To prepare for that growth, First Air has applied to expand its cargo facilities at the Iqaluit airport, a move it says would help with the flow of goods to more than 11 smaller Nunavut communities.
The project would entail building a larger warehouse to store freight, increasing refrigeration capacity and adding new radio frequency identification, the airline said in a news release on Tuesday, Jan. 23.
The cost of the project is estimated at $17 million; if the funding is approved, the work in Iqaluit could begin later this year.
In Ottawa, First Air has partnered with the Ottawa Airport Authority and Aeroterm—which manages Ottawa’s FedEx shipping operation—to apply for an $8 million grant to expand its warehousing and refrigeration capacity at that airport.
To move the project forward, the Ottawa Airport Authority has proposed to realign a local road to facilitate the expansion of First Air’s existing maintenance hangar to the east. Aeroterm would then take over the airline’s existing cargo warehouse, First Air said in the release.

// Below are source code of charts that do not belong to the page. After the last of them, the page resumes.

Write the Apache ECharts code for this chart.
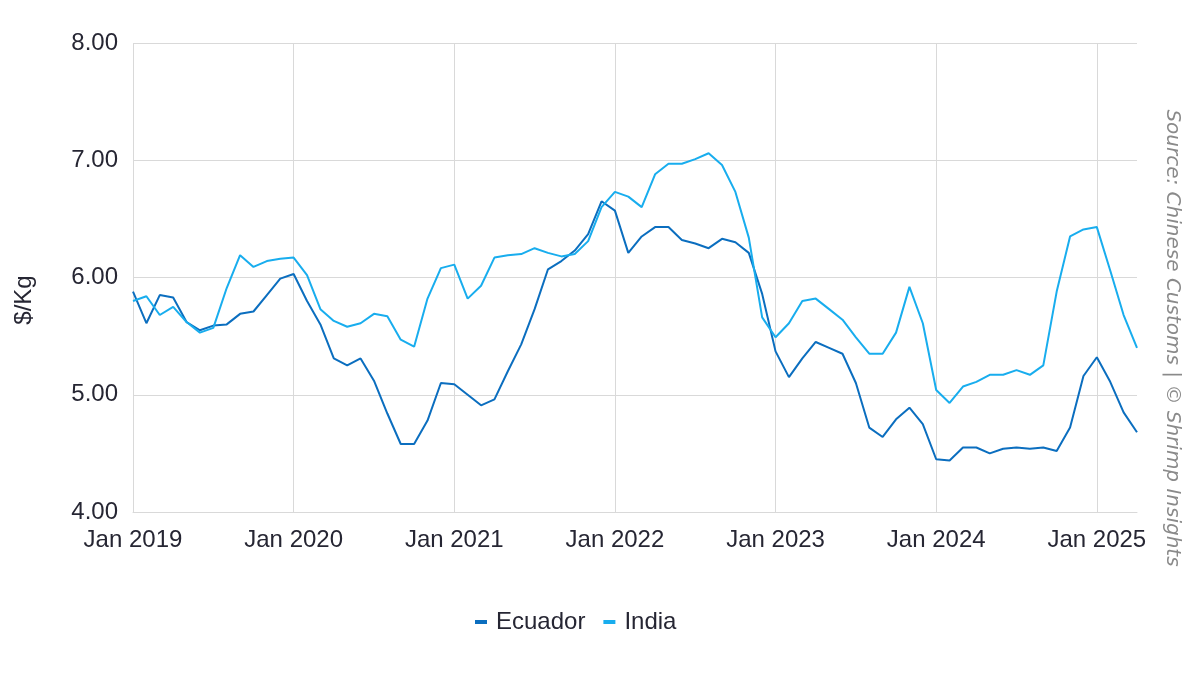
<!DOCTYPE html>
<html>
<head>
<meta charset="utf-8">
<script src="https://cdn.jsdelivr.net/npm/echarts@6/dist/echarts.min.js"></script>
<style>
  html, body { margin: 0; padding: 0; background: #fff; }
  #chart { width: 1200px; height: 675px; }
</style>
</head>
<body>
<div id="chart"></div>
<script>
// monthly import price, Jan 2019 .. Apr 2025
const monthNames = ['Jan', 'Feb', 'Mar', 'Apr', 'May', 'Jun', 'Jul', 'Aug', 'Sep', 'Oct', 'Nov', 'Dec']
const years = [2019, 2020, 2021, 2022, 2023, 2024, 2025]
const lastYearMonths = 4

const ecuador = [
  5.88, 5.61, 5.85, 5.83, 5.62, 5.55, 5.59, 5.60, 5.69, 5.71, 5.85, 5.99,
  6.03, 5.80, 5.60, 5.31, 5.25, 5.31, 5.12, 4.84, 4.58, 4.58, 4.78, 5.10,
  5.09, 5.00, 4.91, 4.96, 5.20, 5.43, 5.73, 6.07, 6.14, 6.23, 6.37, 6.65,
  6.57, 6.21, 6.35, 6.43, 6.43, 6.32, 6.29, 6.25, 6.33, 6.30, 6.21, 5.86,
  5.37, 5.15, 5.31, 5.45, 5.40, 5.35, 5.10, 4.72, 4.64, 4.79, 4.89, 4.75,
  4.45, 4.44, 4.55, 4.55, 4.50, 4.54, 4.55, 4.54, 4.55, 4.52, 4.72, 5.16,
  5.32, 5.11, 4.85, 4.68
]
const india = [
  5.80, 5.84, 5.68, 5.75, 5.62, 5.53, 5.57, 5.91, 6.19, 6.09, 6.14, 6.16,
  6.17, 6.02, 5.73, 5.63, 5.58, 5.61, 5.69, 5.67, 5.47, 5.41, 5.82, 6.08,
  6.11, 5.82, 5.93, 6.17, 6.19, 6.20, 6.25, 6.21, 6.18, 6.20, 6.31, 6.60,
  6.73, 6.69, 6.60, 6.88, 6.97, 6.97, 7.01, 7.06, 6.96, 6.73, 6.34, 5.66,
  5.49, 5.61, 5.80, 5.82, 5.73, 5.64, 5.49, 5.35, 5.35, 5.53, 5.92, 5.61,
  5.04, 4.93, 5.07, 5.11, 5.17, 5.17, 5.21, 5.17, 5.25, 5.88, 6.35, 6.41,
  6.43, 6.06, 5.68, 5.40
]

const categories = []
years.forEach((y, yi) => {
  const n = yi === years.length - 1 ? lastYearMonths : 12
  for (let m = 0; m < n; m++) categories.push(monthNames[m] + ' ' + y)
})

const fontFamily = '"Liberation Sans", Arial, sans-serif'
const textColor = '#262633'
const gridColor = '#d9d9d9'
const isJan = (i) => i % 12 === 0

const chart = echarts.init(document.getElementById('chart'))
const option = {
  animation: false,
  textStyle: { fontFamily },
  grid: { left: 133, right: 63, top: 43, bottom: 163, containLabel: false },
  legend: {
    bottom: 36,
    left: 470,
    itemWidth: 12,
    itemHeight: 4,
    itemGap: 18,
    icon: 'rect',
    textStyle: { fontSize: 24, color: textColor, fontFamily, padding: [0, 0, 0, 4] },
    data: ['Ecuador', 'India']
  },
  xAxis: {
    type: 'category',
    boundaryGap: false,
    data: categories,
    axisLine: { lineStyle: { color: gridColor } },
    axisTick: { show: false },
    axisLabel: { interval: isJan, fontSize: 24, color: textColor, margin: 16, fontFamily },
    splitLine: { show: true, interval: isJan, lineStyle: { color: gridColor, width: 1 } }
  },
  yAxis: {
    type: 'value',
    min: 4,
    max: 8,
    interval: 1,
    axisLine: { show: false },
    axisTick: { show: false },
    axisLabel: { fontSize: 24, color: textColor, margin: 15, formatter: (v) => v.toFixed(2), fontFamily },
    splitLine: { lineStyle: { color: gridColor, width: 1 } }
  },
  graphic: [
    {
      type: 'text',
      x: 24,
      y: 300,
      rotation: Math.PI / 2,
      style: {
        text: '$/Kg',
        fontSize: 24,
        fontFamily,
        fill: textColor,
        textAlign: 'center',
        textVerticalAlign: 'middle'
      }
    },
    {
      type: 'text',
      x: 1172,
      y: 338,
      rotation: -Math.PI / 2,
      style: {
        text: 'Source: Chinese Customs | © Shrimp Insights',
        fontSize: 20,
        fontStyle: 'italic',
        fontFamily: '"DejaVu Sans", sans-serif',
        fill: '#8a8a8a',
        textAlign: 'center',
        textVerticalAlign: 'middle'
      }
    }
  ],
  series: [
    {
      name: 'Ecuador',
      type: 'line',
      data: ecuador,
      showSymbol: false,
      symbol: 'none',
      color: '#0b6ebf',
      lineStyle: { width: 2, color: '#0b6ebf' }
    },
    {
      name: 'India',
      type: 'line',
      data: india,
      showSymbol: false,
      symbol: 'none',
      color: '#18adee',
      lineStyle: { width: 2, color: '#18adee' }
    }
  ]
}
chart.setOption(option)
</script>
</body>
</html>
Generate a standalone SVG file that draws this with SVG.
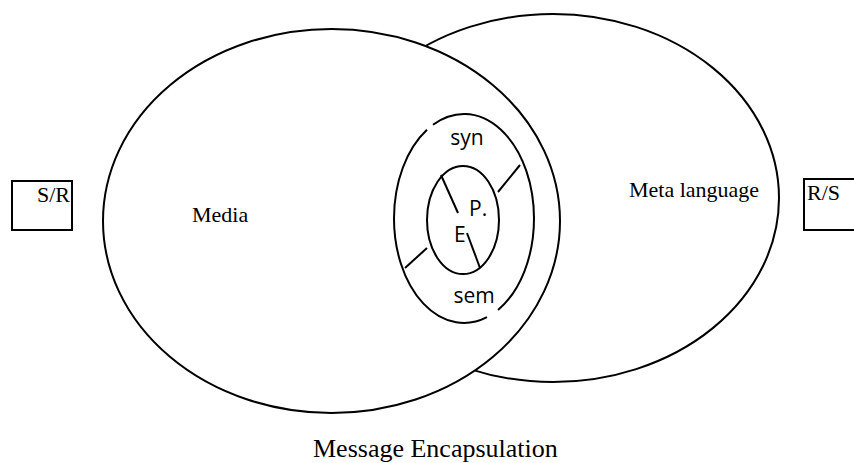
<svg xmlns="http://www.w3.org/2000/svg" width="854" height="463" viewBox="0 0 854 463">
<style>
.ln{fill:none;stroke:#000;stroke-width:2}
.el{fill:#fff;stroke:#000;stroke-width:2}
.bx{fill:#fff;stroke:#000;stroke-width:2}
.serif{font-family:"Liberation Serif","Times New Roman",serif;fill:#000}
.sans{font-family:"Open Sans","Noto Sans",sans-serif;fill:#000}
</style>
<rect width="854" height="463" fill="#fff"/>
<g id="meta-language">
<ellipse class="el" cx="553" cy="198" rx="226" ry="184"/>
<text class="serif" x="629" y="197" font-size="22">Meta language</text>
</g>
<g id="media">
<ellipse class="el" cx="331.5" cy="221" rx="228.5" ry="192"/>
<text class="serif" x="192" y="222" font-size="22">Media</text>
</g>
<g id="syn-sem">
<path class="ln" d="M433 124.8A70 104.5 0 0 1 534 218.5A70 104.5 0 0 1 498 309.9"/>
<path class="ln" d="M487 317.2A70 104.5 0 0 1 394 218.5A70 104.5 0 0 1 427 129.8"/>
<text class="sans" x="467" y="145" font-size="21" text-anchor="middle">syn</text>
<text class="sans" x="474" y="303" font-size="21" text-anchor="middle">sem</text>
</g>
<g id="pe">
<ellipse class="ln" cx="463" cy="220" rx="36" ry="54"/>
<text class="sans" x="469" y="216" font-size="21">P.</text>
<text class="sans" x="454" y="242" font-size="21">E</text>
</g>
<g id="connectors">
<line class="ln" x1="520" y1="165" x2="498" y2="192"/>
<line class="ln" x1="405" y1="268" x2="427" y2="248"/>
<line class="ln" x1="441" y1="175" x2="458" y2="213"/>
<line class="ln" x1="467" y1="233" x2="480" y2="268"/>
</g>
<g id="sr">
<rect class="bx" x="12" y="181" width="60" height="49"/>
<text class="serif" x="70" y="202" font-size="22" text-anchor="end">S/R</text>
</g>
<g id="rs">
<rect class="bx" x="804" y="179" width="70" height="51"/>
<text class="serif" x="807" y="200" font-size="22">R/S</text>
</g>
<text class="serif" x="313" y="457" font-size="26">Message Encapsulation</text>
</svg>
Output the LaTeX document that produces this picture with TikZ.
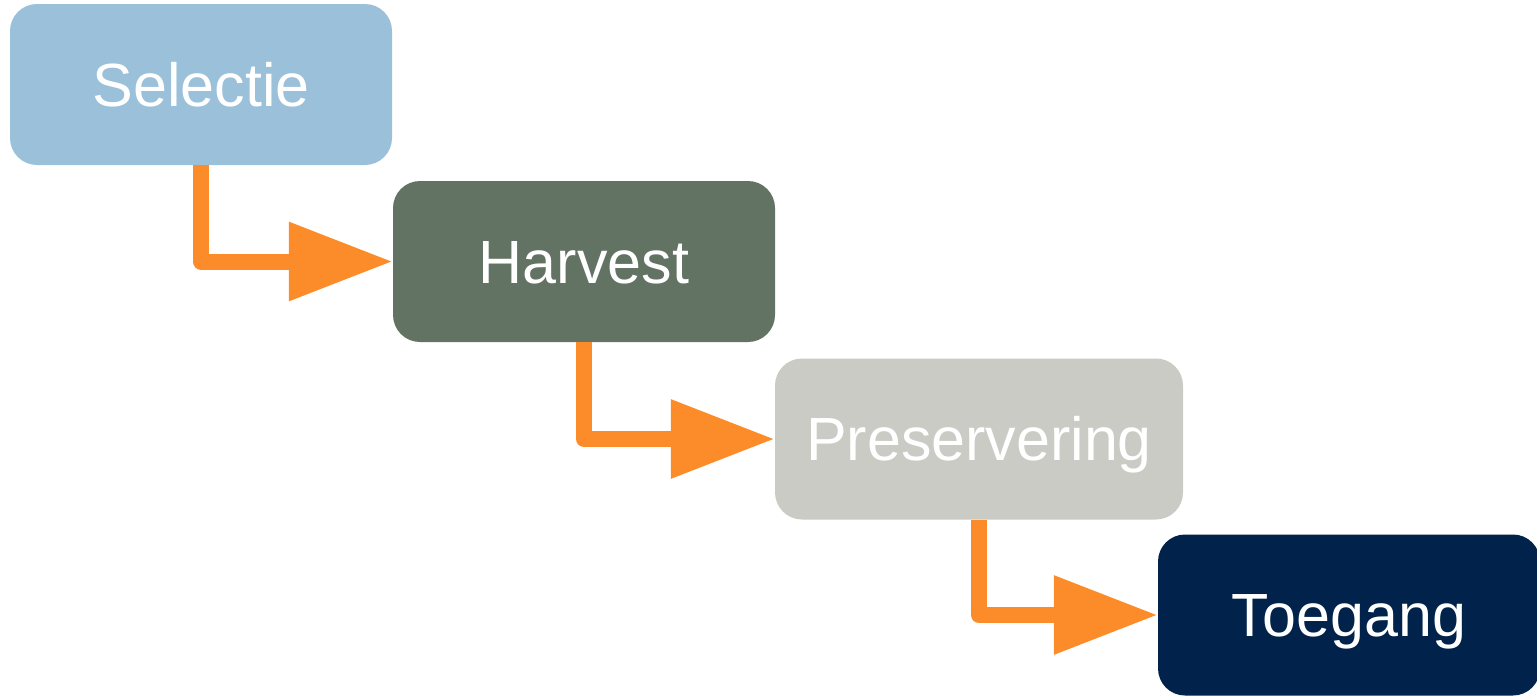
\documentclass[tikz,border=0pt]{standalone}
\usepackage{fontspec}
\setmainfont{Liberation Sans}
\usetikzlibrary{arrows.meta}
\definecolor{cSel}{HTML}{9BC0D9}
\definecolor{cHar}{HTML}{637363}
\definecolor{cPre}{HTML}{C9CBC4}
\definecolor{cToe}{HTML}{00224B}
\definecolor{cArr}{HTML}{FC8C2A}
\begin{document}
\begin{tikzpicture}[x=1pt,y=-1pt,
  stage/.style={draw=none, rounded corners=27pt, minimum width=382pt, minimum height=161pt,
    inner sep=0pt, text=white, font=\fontsize{61}{68}\selectfont,
    text height=43.7pt, text depth=0pt},
  flow/.style={draw=cArr, line width=16pt, line join=round,
    -{Triangle[length=104pt,width=75pt]}}]
\useasboundingbox (0,0) rectangle (1537,696);
\node[stage, fill=cSel] (sel) at (201,84.5) {Selectie};
\node[stage, fill=cHar] (har) at (584,261.5) {Harvest};
\node[stage, fill=cPre, minimum width=408pt] (pre) at (979,439) {Preservering};
\node[stage, fill=cToe] (toe) at (1349,615) {Toegang};
\draw[flow] (sel.south) |- (har.west);
\draw[flow] (har.south) |- (pre.west);
\draw[flow] (pre.south) |- (toe.west);
\end{tikzpicture}
\end{document}
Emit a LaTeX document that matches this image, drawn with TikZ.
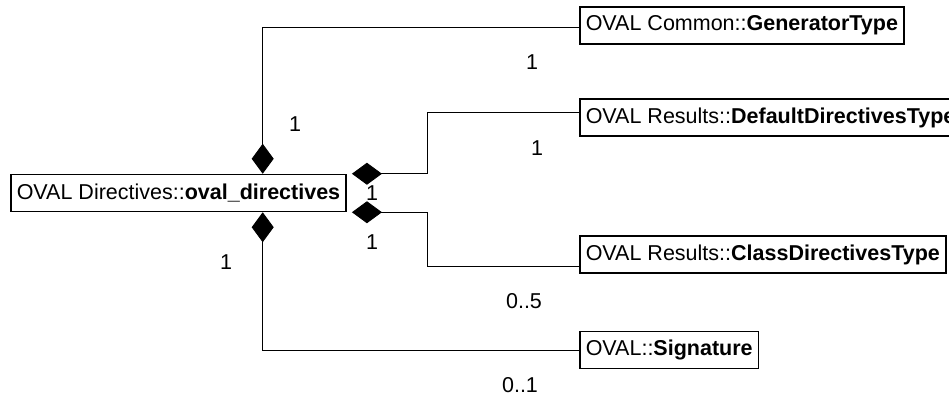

The complete project is estimated to cost $17.5 million. If the airline receives its funds, work could begin later this year and continue through until 2021.
Proposals for the National Trade Corridors Fund were due in November, though recipients have yet to be notified.
The fund will distribute $2 billion over 11 years, the federal government announced last year, including up to $400 million in dedicated funding for northern transportation infrastructure.
An earlier version of this story contained incorrect information about the volume of cargo that First Air shipped from Ottawa last year. The correct figure is 19.4 million kilos.